#### Given problem:
Go through the material and write it all out exactly, minus the pictures.

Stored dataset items
########

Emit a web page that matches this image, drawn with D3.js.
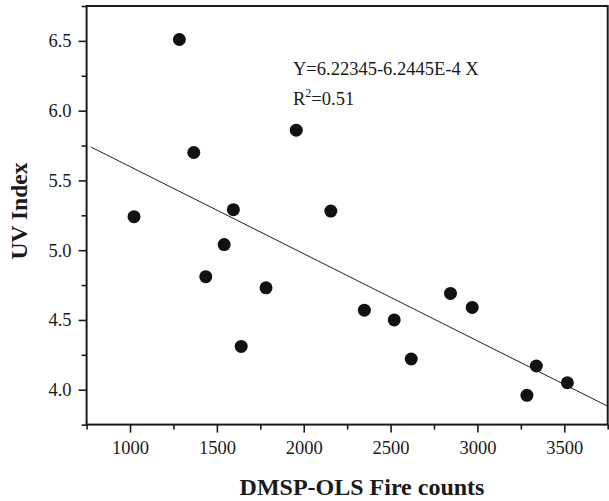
<!DOCTYPE html>
<html>
<head>
<meta charset="utf-8">
<script src="https://cdn.jsdelivr.net/npm/d3@7"></script>
<style>
  html, body { margin: 0; padding: 0; background: #fff; }
  svg { display: block; }
  text { font-family: "Liberation Serif", "Times New Roman", serif; fill: #1a1a1a; }
</style>
</head>
<body>
<svg id="chart" width="609" height="501"></svg>
<script>
// Fire counts vs. UV index
const fireCounts = [1023, 1284, 1367, 1436, 1542, 1595, 1640, 1783, 1957, 2156, 2349, 2521, 2619, 2845, 2970, 3285, 3339, 3518];
const uvIndex    = [5.24, 6.51, 5.70, 4.81, 5.04, 5.29, 4.31, 4.73, 5.86, 5.28, 4.57, 4.50, 4.22, 4.69, 4.59, 3.96, 4.17, 4.05];

// Linear fit: Y = a + b X
const fitIntercept = 6.22345;
const fitSlope = -6.2445e-4;
const fitRange = [775, 3750];
const fitLabel = "Y=6.22345-6.2445E-4 X";
const r2Value = "0.51";

const xMajorTicks = [1000, 1500, 2000, 2500, 3000, 3500];
const xMinorTicks = [750, 1250, 1750, 2250, 2750, 3250, 3750];
const yMajorTicks = [4.0, 4.5, 5.0, 5.5, 6.0, 6.5];
const yMinorTicks = [3.75, 4.25, 4.75, 5.25, 5.75, 6.25, 6.75];

const xTitle = "DMSP-OLS Fire counts";
const yTitle = "UV Index";

const svg = d3.select("#chart");
const plotLeft = 86.6, plotRight = 607.7, plotTop = 6, plotBottom = 424.6;

const x = d3.scaleLinear().domain([750, 3750]).range([plotLeft, plotRight]);
const y = d3.scaleLinear().domain([3.75, 6.75]).range([plotBottom, plotTop]);

// Frame
svg.append("rect")
  .attr("x", plotLeft).attr("y", plotTop)
  .attr("width", plotRight - plotLeft).attr("height", plotBottom - plotTop)
  .attr("fill", "none").attr("stroke", "#1a1a1a").attr("stroke-width", 2);

// X axis
const gx = svg.append("g").attr("transform", `translate(0,${plotBottom})`);
gx.call(d3.axisBottom(x).tickValues(xMajorTicks).tickSize(8).tickPadding(8).tickFormat(d3.format("d")));
const gxm = svg.append("g").attr("transform", `translate(0,${plotBottom})`);
gxm.call(d3.axisBottom(x).tickValues(xMinorTicks).tickSize(5).tickFormat(""));

// Y axis
const gy = svg.append("g").attr("transform", `translate(${plotLeft},0)`);
gy.call(d3.axisLeft(y).tickValues(yMajorTicks).tickSize(8).tickPadding(7).tickFormat(d3.format(".1f")));
const gym = svg.append("g").attr("transform", `translate(${plotLeft},0)`);
gym.call(d3.axisLeft(y).tickValues(yMinorTicks).tickSize(5).tickFormat(""));

svg.selectAll(".domain").remove();
svg.selectAll(".tick line").attr("stroke", "#1a1a1a").attr("stroke-width", 1.6);
svg.selectAll(".tick text")
  .attr("font-family", "Liberation Serif, serif")
  .attr("font-size", 18.5)
  .attr("fill", "#1a1a1a");

// Regression line
svg.append("line")
  .attr("x1", x(fitRange[0])).attr("y1", y(fitIntercept + fitSlope * fitRange[0]))
  .attr("x2", x(fitRange[1])).attr("y2", y(fitIntercept + fitSlope * fitRange[1]))
  .attr("stroke", "#222").attr("stroke-width", 1);

// Points
svg.append("g").selectAll("circle")
  .data(fireCounts.map((v, i) => [v, uvIndex[i]]))
  .join("circle")
  .attr("cx", d => x(d[0]))
  .attr("cy", d => y(d[1]))
  .attr("r", 6.5)
  .attr("fill", "#111");

// Equation and R²
svg.append("text")
  .attr("x", 293).attr("y", 75)
  .attr("font-size", 18.5)
  .text(fitLabel);

const r2 = svg.append("text").attr("x", 293).attr("y", 105).attr("font-size", 18.5);
r2.append("tspan").text("R");
r2.append("tspan").attr("font-size", 12).attr("dy", -8).text("2");
r2.append("tspan").attr("dy", 8).text("=" + r2Value);

// Axis titles
svg.append("text")
  .attr("x", 362).attr("y", 495)
  .attr("text-anchor", "middle")
  .attr("font-size", 24).attr("font-weight", "bold")
  .text(xTitle);

svg.append("text")
  .attr("transform", "translate(27,211) rotate(-90)")
  .attr("text-anchor", "middle")
  .attr("font-size", 23.5).attr("font-weight", "bold")
  .text(yTitle);
</script>
</body>
</html>
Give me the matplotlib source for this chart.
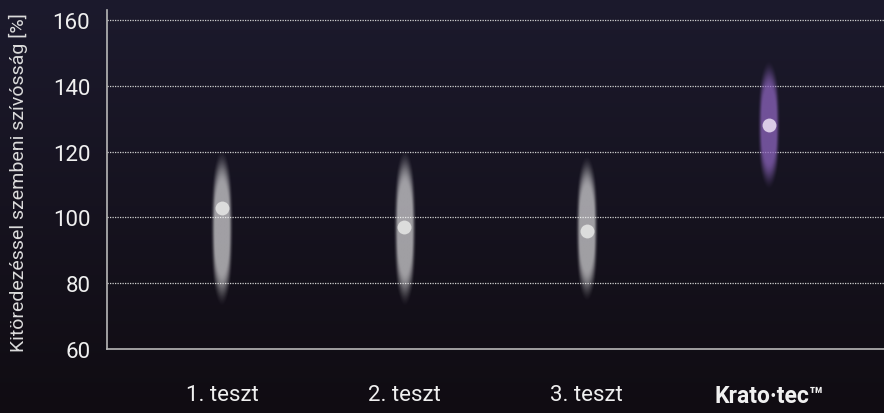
import numpy as np
import matplotlib.pyplot as plt

# chart data
categories = ["1. teszt", "2. teszt", "3. teszt", "Krato·tec™"]
values = [102.8, 97.1, 95.9, 128.2]
range_low = [72.5, 72.5, 74.0, 108.0]
range_high = [121.0, 121.0, 119.0, 148.0]
yticks = [60, 80, 100, 120, 140, 160]

glow_colors = [(1, 1, 1), (1, 1, 1), (1, 1, 1), (0.56, 0.40, 0.75)]
dot_colors = ["#dcdcdc", "#dcdcdc", "#dcdcdc", "#d9cbe6"]

fig = plt.figure(figsize=(8.84, 4.14), dpi=100)

# background gradient
bg = fig.add_axes([0, 0, 1, 1], zorder=-10)
top = np.array([0x1c, 0x1a, 0x2d]) / 255
bot = np.array([0x10, 0x0c, 0x12]) / 255
t = np.linspace(0, 1, 256)[:, None]
grad = top * (1 - t) + bot * t
bg.imshow(grad[:, None, :].repeat(2, axis=1), aspect="auto", extent=(0, 1, 0, 1))
bg.axis("off")

ax = fig.add_axes([0.121, 0.1546, 0.879, 0.8184])
ax.set_facecolor("none")
ax.set_xlim(-0.63, 3.63)
ax.set_ylim(60, 163)

for y in yticks[1:]:
    ax.axhline(y, color="#d0d0d0", lw=0.9, ls=(0, (1, 1)), zorder=1)


def smooth(x):
    x = np.clip(x, 0, 1)
    return x * x * (3 - 2 * x)


# soft elliptical glow for each range
u = np.linspace(-1, 1, 60)[None, :]
v = np.linspace(-1, 1, 300)[:, None]
r = np.sqrt(u ** 2 + v ** 2)
a = smooth((1 - r) / 0.45) * smooth((1 - np.abs(u)) / 0.5)
for i, c in enumerate(glow_colors):
    img = np.zeros((300, 60, 4))
    img[..., 0], img[..., 1], img[..., 2] = c
    img[..., 3] = a * (0.6 if i < 3 else 0.75)
    ax.imshow(img, extent=(i - 0.07, i + 0.07, range_low[i], range_high[i]),
              aspect="auto", interpolation="bilinear", zorder=2)

for i, val in enumerate(values):
    ax.plot(i, val, "o", ms=10, color=dot_colors[i], mec="none", zorder=3)

for s in ["top", "right"]:
    ax.spines[s].set_visible(False)
for s in ["left", "bottom"]:
    ax.spines[s].set_color("#b8b8b8")
    ax.spines[s].set_linewidth(1.2)

ax.set_yticks(yticks)
ax.set_yticklabels([str(y) for y in yticks], fontsize=16, color="#f0f0f0",
                   family="Roboto")
ax.set_xticks(range(len(categories)))
ax.set_xticklabels(categories, fontsize=16, color="#f0f0f0", family="Roboto")
ax.get_xticklabels()[3].set_fontweight("bold")
ax.get_xticklabels()[3].set_fontsize(16.5)
ax.tick_params(axis="y", length=0, pad=12)
ax.tick_params(axis="x", length=0, pad=25)

fig.text(0.021, 0.56, "Kitöredezéssel szembeni szívósság [%]", rotation=90,
         ha="center", va="center", fontsize=14, color="#dcdcdc",
         family="Roboto")

fig.savefig("out.png", dpi=100)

########

#### Exercise output:
Emit a web page that matches this image, drawn with D3.js.
<!DOCTYPE html>
<html>
<head>
<meta charset="utf-8">
<script src="https://cdn.jsdelivr.net/npm/d3@7"></script>
<style>
  html, body { margin: 0; padding: 0; background: #fff; }
  svg { display: block; }
  text { font-family: "Liberation Serif", "Times New Roman", serif; fill: #1a1a1a; }
</style>
</head>
<body>
<svg id="chart" width="609" height="501"></svg>
<script>
// Fire counts vs. UV index
const fireCounts = [1023, 1284, 1367, 1436, 1542, 1595, 1640, 1783, 1957, 2156, 2349, 2521, 2619, 2845, 2970, 3285, 3339, 3518];
const uvIndex    = [5.24, 6.51, 5.70, 4.81, 5.04, 5.29, 4.31, 4.73, 5.86, 5.28, 4.57, 4.50, 4.22, 4.69, 4.59, 3.96, 4.17, 4.05];

// Linear fit: Y = a + b X
const fitIntercept = 6.22345;
const fitSlope = -6.2445e-4;
const fitRange = [775, 3750];
const fitLabel = "Y=6.22345-6.2445E-4 X";
const r2Value = "0.51";

const xMajorTicks = [1000, 1500, 2000, 2500, 3000, 3500];
const xMinorTicks = [750, 1250, 1750, 2250, 2750, 3250, 3750];
const yMajorTicks = [4.0, 4.5, 5.0, 5.5, 6.0, 6.5];
const yMinorTicks = [3.75, 4.25, 4.75, 5.25, 5.75, 6.25, 6.75];

const xTitle = "DMSP-OLS Fire counts";
const yTitle = "UV Index";

const svg = d3.select("#chart");
const plotLeft = 86.6, plotRight = 607.7, plotTop = 6, plotBottom = 424.6;

const x = d3.scaleLinear().domain([750, 3750]).range([plotLeft, plotRight]);
const y = d3.scaleLinear().domain([3.75, 6.75]).range([plotBottom, plotTop]);

// Frame
svg.append("rect")
  .attr("x", plotLeft).attr("y", plotTop)
  .attr("width", plotRight - plotLeft).attr("height", plotBottom - plotTop)
  .attr("fill", "none").attr("stroke", "#1a1a1a").attr("stroke-width", 2);

// X axis
const gx = svg.append("g").attr("transform", `translate(0,${plotBottom})`);
gx.call(d3.axisBottom(x).tickValues(xMajorTicks).tickSize(8).tickPadding(8).tickFormat(d3.format("d")));
const gxm = svg.append("g").attr("transform", `translate(0,${plotBottom})`);
gxm.call(d3.axisBottom(x).tickValues(xMinorTicks).tickSize(5).tickFormat(""));

// Y axis
const gy = svg.append("g").attr("transform", `translate(${plotLeft},0)`);
gy.call(d3.axisLeft(y).tickValues(yMajorTicks).tickSize(8).tickPadding(7).tickFormat(d3.format(".1f")));
const gym = svg.append("g").attr("transform", `translate(${plotLeft},0)`);
gym.call(d3.axisLeft(y).tickValues(yMinorTicks).tickSize(5).tickFormat(""));

svg.selectAll(".domain").remove();
svg.selectAll(".tick line").attr("stroke", "#1a1a1a").attr("stroke-width", 1.6);
svg.selectAll(".tick text")
  .attr("font-family", "Liberation Serif, serif")
  .attr("font-size", 18.5)
  .attr("fill", "#1a1a1a");

// Regression line
svg.append("line")
  .attr("x1", x(fitRange[0])).attr("y1", y(fitIntercept + fitSlope * fitRange[0]))
  .attr("x2", x(fitRange[1])).attr("y2", y(fitIntercept + fitSlope * fitRange[1]))
  .attr("stroke", "#222").attr("stroke-width", 1);

// Points
svg.append("g").selectAll("circle")
  .data(fireCounts.map((v, i) => [v, uvIndex[i]]))
  .join("circle")
  .attr("cx", d => x(d[0]))
  .attr("cy", d => y(d[1]))
  .attr("r", 6.5)
  .attr("fill", "#111");

// Equation and R²
svg.append("text")
  .attr("x", 293).attr("y", 75)
  .attr("font-size", 18.5)
  .text(fitLabel);

const r2 = svg.append("text").attr("x", 293).attr("y", 105).attr("font-size", 18.5);
r2.append("tspan").text("R");
r2.append("tspan").attr("font-size", 12).attr("dy", -8).text("2");
r2.append("tspan").attr("dy", 8).text("=" + r2Value);

// Axis titles
svg.append("text")
  .attr("x", 362).attr("y", 495)
  .attr("text-anchor", "middle")
  .attr("font-size", 24).attr("font-weight", "bold")
  .text(xTitle);

svg.append("text")
  .attr("transform", "translate(27,211) rotate(-90)")
  .attr("text-anchor", "middle")
  .attr("font-size", 23.5).attr("font-weight", "bold")
  .text(yTitle);
</script>
</body>
</html>
Give me the matplotlib source for this chart.
import numpy as np
import matplotlib.pyplot as plt

# chart data
categories = ["1. teszt", "2. teszt", "3. teszt", "Krato·tec™"]
values = [102.8, 97.1, 95.9, 128.2]
range_low = [72.5, 72.5, 74.0, 108.0]
range_high = [121.0, 121.0, 119.0, 148.0]
yticks = [60, 80, 100, 120, 140, 160]

glow_colors = [(1, 1, 1), (1, 1, 1), (1, 1, 1), (0.56, 0.40, 0.75)]
dot_colors = ["#dcdcdc", "#dcdcdc", "#dcdcdc", "#d9cbe6"]

fig = plt.figure(figsize=(8.84, 4.14), dpi=100)

# background gradient
bg = fig.add_axes([0, 0, 1, 1], zorder=-10)
top = np.array([0x1c, 0x1a, 0x2d]) / 255
bot = np.array([0x10, 0x0c, 0x12]) / 255
t = np.linspace(0, 1, 256)[:, None]
grad = top * (1 - t) + bot * t
bg.imshow(grad[:, None, :].repeat(2, axis=1), aspect="auto", extent=(0, 1, 0, 1))
bg.axis("off")

ax = fig.add_axes([0.121, 0.1546, 0.879, 0.8184])
ax.set_facecolor("none")
ax.set_xlim(-0.63, 3.63)
ax.set_ylim(60, 163)

for y in yticks[1:]:
    ax.axhline(y, color="#d0d0d0", lw=0.9, ls=(0, (1, 1)), zorder=1)


def smooth(x):
    x = np.clip(x, 0, 1)
    return x * x * (3 - 2 * x)


# soft elliptical glow for each range
u = np.linspace(-1, 1, 60)[None, :]
v = np.linspace(-1, 1, 300)[:, None]
r = np.sqrt(u ** 2 + v ** 2)
a = smooth((1 - r) / 0.45) * smooth((1 - np.abs(u)) / 0.5)
for i, c in enumerate(glow_colors):
    img = np.zeros((300, 60, 4))
    img[..., 0], img[..., 1], img[..., 2] = c
    img[..., 3] = a * (0.6 if i < 3 else 0.75)
    ax.imshow(img, extent=(i - 0.07, i + 0.07, range_low[i], range_high[i]),
              aspect="auto", interpolation="bilinear", zorder=2)

for i, val in enumerate(values):
    ax.plot(i, val, "o", ms=10, color=dot_colors[i], mec="none", zorder=3)

for s in ["top", "right"]:
    ax.spines[s].set_visible(False)
for s in ["left", "bottom"]:
    ax.spines[s].set_color("#b8b8b8")
    ax.spines[s].set_linewidth(1.2)

ax.set_yticks(yticks)
ax.set_yticklabels([str(y) for y in yticks], fontsize=16, color="#f0f0f0",
                   family="Roboto")
ax.set_xticks(range(len(categories)))
ax.set_xticklabels(categories, fontsize=16, color="#f0f0f0", family="Roboto")
ax.get_xticklabels()[3].set_fontweight("bold")
ax.get_xticklabels()[3].set_fontsize(16.5)
ax.tick_params(axis="y", length=0, pad=12)
ax.tick_params(axis="x", length=0, pad=25)

fig.text(0.021, 0.56, "Kitöredezéssel szembeni szívósság [%]", rotation=90,
         ha="center", va="center", fontsize=14, color="#dcdcdc",
         family="Roboto")

fig.savefig("out.png", dpi=100)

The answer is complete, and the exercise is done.